═══ Raw records
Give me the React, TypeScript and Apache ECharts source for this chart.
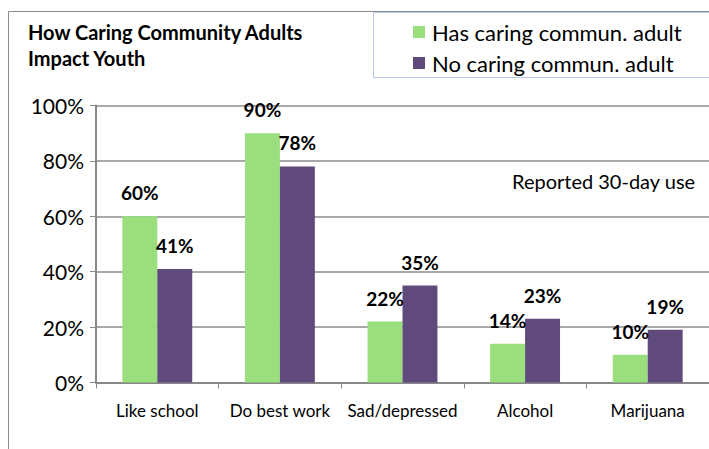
import React, { useEffect, useRef } from "react";
import * as echarts from "echarts";

const categories = ["Like school", "Do best work", "Sad/depressed", "Alcohol", "Marijuana"];
const hasAdult = [60, 90, 22, 14, 10];
const noAdult = [41, 78, 35, 23, 19];
const yTicks = [0, 20, 40, 60, 80, 100];
const seriesNames = ["Has caring commun. adult", "No caring commun. adult"];
const titleLines = ["How Caring Community Adults", "Impact Youth"];
const note = "Reported 30-day use";

const FONT = "Lato, 'Noto Sans', sans-serif";

export default function App() {
  const ref = useRef<HTMLDivElement>(null);
  useEffect(() => {
    if (!ref.current) return;
    const chart = echarts.init(ref.current, null, { renderer: "svg" });
    const label = {
      show: true,
      position: "top" as const,
      distance: 14,
      formatter: "{c}%",
      fontFamily: FONT,
      fontWeight: "bold" as const,
      fontSize: 19,
      color: "#000",
    };
    chart.setOption({
      animation: false,
      backgroundColor: "#fff",
      textStyle: { fontFamily: FONT },
      graphic: [
        { type: "line", shape: { x1: 8.5, y1: 11.5, x2: 709, y2: 11.5 }, style: { stroke: "#8c8c8c", lineWidth: 1 } },
        { type: "line", shape: { x1: 8.5, y1: 11.5, x2: 8.5, y2: 449 }, style: { stroke: "#8c8c8c", lineWidth: 1 } },
        { type: "rect", shape: { x: 373.5, y: 12.5, width: 340, height: 65 }, style: { fill: "#fff", stroke: "#b8c8e4", lineWidth: 1 }, z: 0 },
        { type: "text", left: 28, top: 19, style: { text: titleLines.join("\n"), fontFamily: FONT, fontWeight: "bold", fontSize: 20, lineHeight: 26, fill: "#000" } },
        { type: "text", left: 512, top: 171, style: { text: note, fontFamily: FONT, fontSize: 20, fill: "#000" } },
      ],
      legend: {
        orient: "vertical",
        left: 408,
        top: 16,
        itemWidth: 12,
        itemHeight: 12,
        itemGap: 9,
        icon: "rect",
        data: seriesNames,
        textStyle: { fontFamily: FONT, fontSize: 22, color: "#000", lineHeight: 22, padding: [0, 0, 0, 2] },
        z: 5,
      },
      grid: { left: 96, right: -3, top: 105.5, bottom: 449 - 382.5 },
      xAxis: {
        type: "category",
        data: categories,
        axisLine: { lineStyle: { color: "#888", width: 2 } },
        axisTick: { show: true, length: 6, lineStyle: { color: "#888" } },
        axisLabel: { fontFamily: FONT, fontSize: 17, color: "#000", margin: 19, interval: 0, hideOverlap: false },
      },
      yAxis: {
        type: "value",
        min: 0,
        max: 100,
        interval: 20,
        axisLine: { show: true, lineStyle: { color: "#888", width: 2 } },
        axisTick: { show: true, length: 6, lineStyle: { color: "#888" } },
        axisLabel: {
          fontFamily: FONT,
          fontSize: 21,
          color: "#000",
          margin: 12,
          formatter: (v: number) => (yTicks.includes(v) ? v + "%" : ""),
        },
        splitLine: { lineStyle: { color: "#8c8c8c", width: 1.5 } },
      },
      series: [
        {
          name: seriesNames[0],
          type: "bar",
          data: hasAdult,
          itemStyle: { color: "#9ade7e" },
          barGap: "0%",
          barCategoryGap: "43%",
          label,
        },
        {
          name: seriesNames[1],
          type: "bar",
          data: noAdult,
          itemStyle: { color: "#604a7b" },
          label,
        },
      ],
    });
    return () => chart.dispose();
  }, []);
  return <div ref={ref} style={{ width: 709, height: 449, position: "absolute", left: 0, top: 0 }} />;
}
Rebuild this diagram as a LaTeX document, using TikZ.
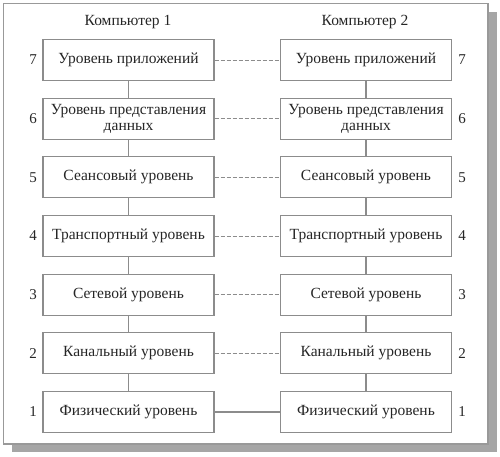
\documentclass[tikz,border=0pt]{standalone}
\usepackage{fontspec}
\setmainfont{Liberation Serif}
\begin{document}
\begin{tikzpicture}[x=1pt,y=-1pt,
  layer/.style={draw=black!45,line width=1.2pt,fill=white,minimum width=171pt,minimum height=41pt,inner sep=1pt,align=center,font=\fontsize{15.5}{15.5}\selectfont,text=black!85},
  num/.style={font=\fontsize{15}{16}\selectfont,text=black!85},
  title/.style={font=\fontsize{15.5}{16}\selectfont,text=black!85},
  vlink/.style={draw=black!45,line width=1.2pt},
  peer/.style={draw=black!45,line width=1pt,dashed,dash pattern=on 4pt off 2pt},
  phys/.style={draw=black!45,line width=1.2pt}]
\useasboundingbox (0,0) rectangle (500,456);
\fill[black!35] (12,12) rectangle (497,452);
\filldraw[fill=white,draw=black!40,line width=1.5pt] (3.5,3.5) rectangle (488,444);
\node[title] (t1) at (128,22) {Компьютер 1};
\node[title] (t2) at (365,22) {Компьютер 2};
\foreach \i/\txt [count=\k] in {7/Уровень приложений,6/{Уровень представления\\данных},5/Сеансовый уровень,4/Транспортный уровень,3/Сетевой уровень,2/Канальный уровень,1/Физический уровень}{
  \pgfmathsetmacro{\yy}{60+(\k-1)*58.67}
  \node[layer] (L\i) at (128.5,\yy) {\txt};
  \node[layer] (R\i) at (366,\yy) {\txt};
  \node[num] (nl\i) at (33,\yy) {\i};
  \node[num] (nr\i) at (462,\yy) {\i};
}
\foreach \a/\b in {7/6,6/5,5/4,4/3,3/2,2/1}{
  \draw[vlink] (L\a) -- (L\b);
  \draw[vlink] (R\a) -- (R\b);
}
\foreach \i in {7,6,5,4,3,2}{
  \draw[peer] (L\i) -- (R\i);
}
\draw[phys] (L1) -- (R1);
\end{tikzpicture}
\end{document}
══════
§ **Do this**:
Quote every line word for word and keep the images out of the copy.

§ **Task response**:
Give me the React, TypeScript and Apache ECharts source for this chart.
import React, { useEffect, useRef } from "react";
import * as echarts from "echarts";

const categories = ["Like school", "Do best work", "Sad/depressed", "Alcohol", "Marijuana"];
const hasAdult = [60, 90, 22, 14, 10];
const noAdult = [41, 78, 35, 23, 19];
const yTicks = [0, 20, 40, 60, 80, 100];
const seriesNames = ["Has caring commun. adult", "No caring commun. adult"];
const titleLines = ["How Caring Community Adults", "Impact Youth"];
const note = "Reported 30-day use";

const FONT = "Lato, 'Noto Sans', sans-serif";

export default function App() {
  const ref = useRef<HTMLDivElement>(null);
  useEffect(() => {
    if (!ref.current) return;
    const chart = echarts.init(ref.current, null, { renderer: "svg" });
    const label = {
      show: true,
      position: "top" as const,
      distance: 14,
      formatter: "{c}%",
      fontFamily: FONT,
      fontWeight: "bold" as const,
      fontSize: 19,
      color: "#000",
    };
    chart.setOption({
      animation: false,
      backgroundColor: "#fff",
      textStyle: { fontFamily: FONT },
      graphic: [
        { type: "line", shape: { x1: 8.5, y1: 11.5, x2: 709, y2: 11.5 }, style: { stroke: "#8c8c8c", lineWidth: 1 } },
        { type: "line", shape: { x1: 8.5, y1: 11.5, x2: 8.5, y2: 449 }, style: { stroke: "#8c8c8c", lineWidth: 1 } },
        { type: "rect", shape: { x: 373.5, y: 12.5, width: 340, height: 65 }, style: { fill: "#fff", stroke: "#b8c8e4", lineWidth: 1 }, z: 0 },
        { type: "text", left: 28, top: 19, style: { text: titleLines.join("\n"), fontFamily: FONT, fontWeight: "bold", fontSize: 20, lineHeight: 26, fill: "#000" } },
        { type: "text", left: 512, top: 171, style: { text: note, fontFamily: FONT, fontSize: 20, fill: "#000" } },
      ],
      legend: {
        orient: "vertical",
        left: 408,
        top: 16,
        itemWidth: 12,
        itemHeight: 12,
        itemGap: 9,
        icon: "rect",
        data: seriesNames,
        textStyle: { fontFamily: FONT, fontSize: 22, color: "#000", lineHeight: 22, padding: [0, 0, 0, 2] },
        z: 5,
      },
      grid: { left: 96, right: -3, top: 105.5, bottom: 449 - 382.5 },
      xAxis: {
        type: "category",
        data: categories,
        axisLine: { lineStyle: { color: "#888", width: 2 } },
        axisTick: { show: true, length: 6, lineStyle: { color: "#888" } },
        axisLabel: { fontFamily: FONT, fontSize: 17, color: "#000", margin: 19, interval: 0, hideOverlap: false },
      },
      yAxis: {
        type: "value",
        min: 0,
        max: 100,
        interval: 20,
        axisLine: { show: true, lineStyle: { color: "#888", width: 2 } },
        axisTick: { show: true, length: 6, lineStyle: { color: "#888" } },
        axisLabel: {
          fontFamily: FONT,
          fontSize: 21,
          color: "#000",
          margin: 12,
          formatter: (v: number) => (yTicks.includes(v) ? v + "%" : ""),
        },
        splitLine: { lineStyle: { color: "#8c8c8c", width: 1.5 } },
      },
      series: [
        {
          name: seriesNames[0],
          type: "bar",
          data: hasAdult,
          itemStyle: { color: "#9ade7e" },
          barGap: "0%",
          barCategoryGap: "43%",
          label,
        },
        {
          name: seriesNames[1],
          type: "bar",
          data: noAdult,
          itemStyle: { color: "#604a7b" },
          label,
        },
      ],
    });
    return () => chart.dispose();
  }, []);
  return <div ref={ref} style={{ width: 709, height: 449, position: "absolute", left: 0, top: 0 }} />;
}
Rebuild this diagram as a LaTeX document, using TikZ.
\documentclass[tikz,border=0pt]{standalone}
\usepackage{fontspec}
\setmainfont{Liberation Serif}
\begin{document}
\begin{tikzpicture}[x=1pt,y=-1pt,
  layer/.style={draw=black!45,line width=1.2pt,fill=white,minimum width=171pt,minimum height=41pt,inner sep=1pt,align=center,font=\fontsize{15.5}{15.5}\selectfont,text=black!85},
  num/.style={font=\fontsize{15}{16}\selectfont,text=black!85},
  title/.style={font=\fontsize{15.5}{16}\selectfont,text=black!85},
  vlink/.style={draw=black!45,line width=1.2pt},
  peer/.style={draw=black!45,line width=1pt,dashed,dash pattern=on 4pt off 2pt},
  phys/.style={draw=black!45,line width=1.2pt}]
\useasboundingbox (0,0) rectangle (500,456);
\fill[black!35] (12,12) rectangle (497,452);
\filldraw[fill=white,draw=black!40,line width=1.5pt] (3.5,3.5) rectangle (488,444);
\node[title] (t1) at (128,22) {Компьютер 1};
\node[title] (t2) at (365,22) {Компьютер 2};
\foreach \i/\txt [count=\k] in {7/Уровень приложений,6/{Уровень представления\\данных},5/Сеансовый уровень,4/Транспортный уровень,3/Сетевой уровень,2/Канальный уровень,1/Физический уровень}{
  \pgfmathsetmacro{\yy}{60+(\k-1)*58.67}
  \node[layer] (L\i) at (128.5,\yy) {\txt};
  \node[layer] (R\i) at (366,\yy) {\txt};
  \node[num] (nl\i) at (33,\yy) {\i};
  \node[num] (nr\i) at (462,\yy) {\i};
}
\foreach \a/\b in {7/6,6/5,5/4,4/3,3/2,2/1}{
  \draw[vlink] (L\a) -- (L\b);
  \draw[vlink] (R\a) -- (R\b);
}
\foreach \i in {7,6,5,4,3,2}{
  \draw[peer] (L\i) -- (R\i);
}
\draw[phys] (L1) -- (R1);
\end{tikzpicture}
\end{document}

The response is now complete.